What makes the episode sticky is the way these themes talk to each other. Halloween is the season of staged perfection: a carousel of family photos in matching costumes posted at golden hour. Kylie cheerfully opts out because the reality in her living room is the reality in everyone’s: kids change their minds, comfort beats optics, and the cutest tail in the world is worthless if it’s itchy. The pregnancy language debate has the same energy. It’s easy to co-opt someone else’s experience with a caption; it’s harder—and better—to find wording that reflects what’s true.

By the time Kylie wraps, you realize why her voice resonates. She is open enough to share the vulnerable or ridiculous parts (the witch costume revolt, the dinosaur exile, her own mean-during-pregnancy hindsight), but disciplined enough to draw lines about credit and care. She can be irreverent without being unkind, and fiercely practical without losing the laugh.

If you’re a parent, you’ll probably screenshot her costume rules and tape them inside a closet door. If you’re expecting, you might retire “we’re pregnant” in favor of a phrase that lands better on both ears. And if you’re a listener who always wants “just twelve more minutes,” you’ll be quoting Queen Emma’s case for a Cool 60 until the show finally caves.

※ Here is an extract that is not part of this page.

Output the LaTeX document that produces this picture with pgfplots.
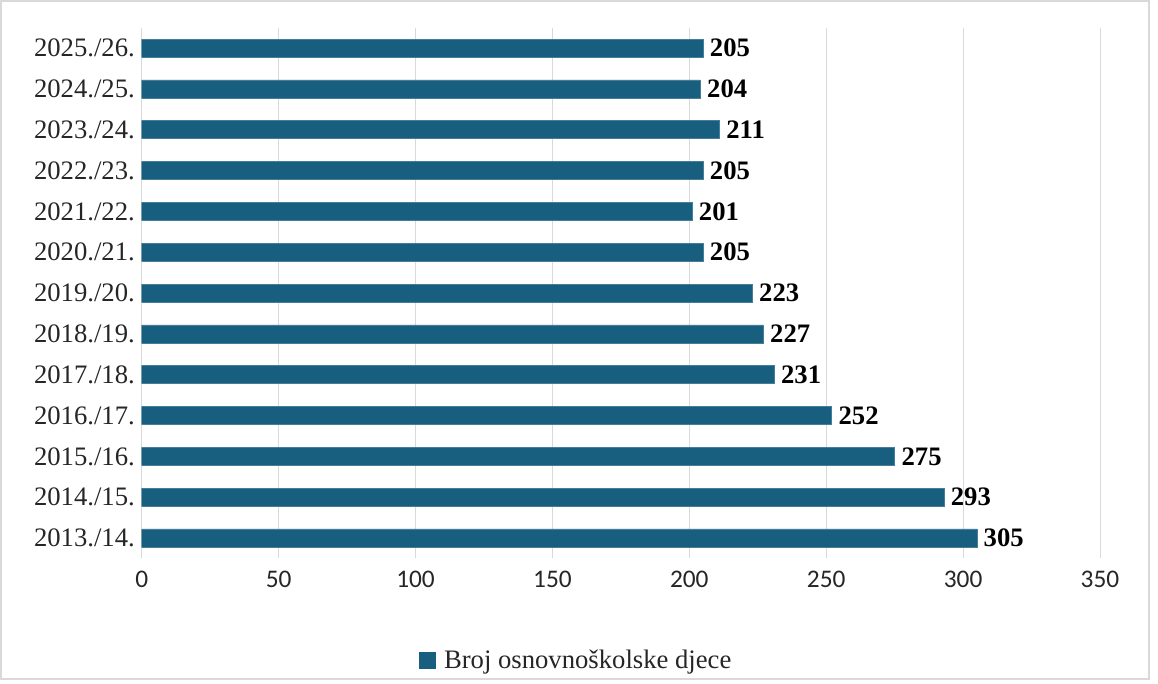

There’s one more quiet lesson tucked between the jokes and the candy talk: the best family stories don’t need perfect staging. They need honest characters and a narrator willing to admit that sometimes the plan turns into a pumpkin at 5:55 p.m. The Kelces will still get out the door—maybe not as Atlantica royalty, but as themselves. And that, in this house and in this show, is always the better costume.

Kylie Kelce didn’t set out to be anyone’s parenting guru. But in an episode that spans trick-or-treat triage, language ethics, and a rogue producer’s TED Talk, she lands on a simple creed that works in October and all year: comfort over optics, credit where it’s due, and make room for the story to run a little long—because that’s where the good stuff lives.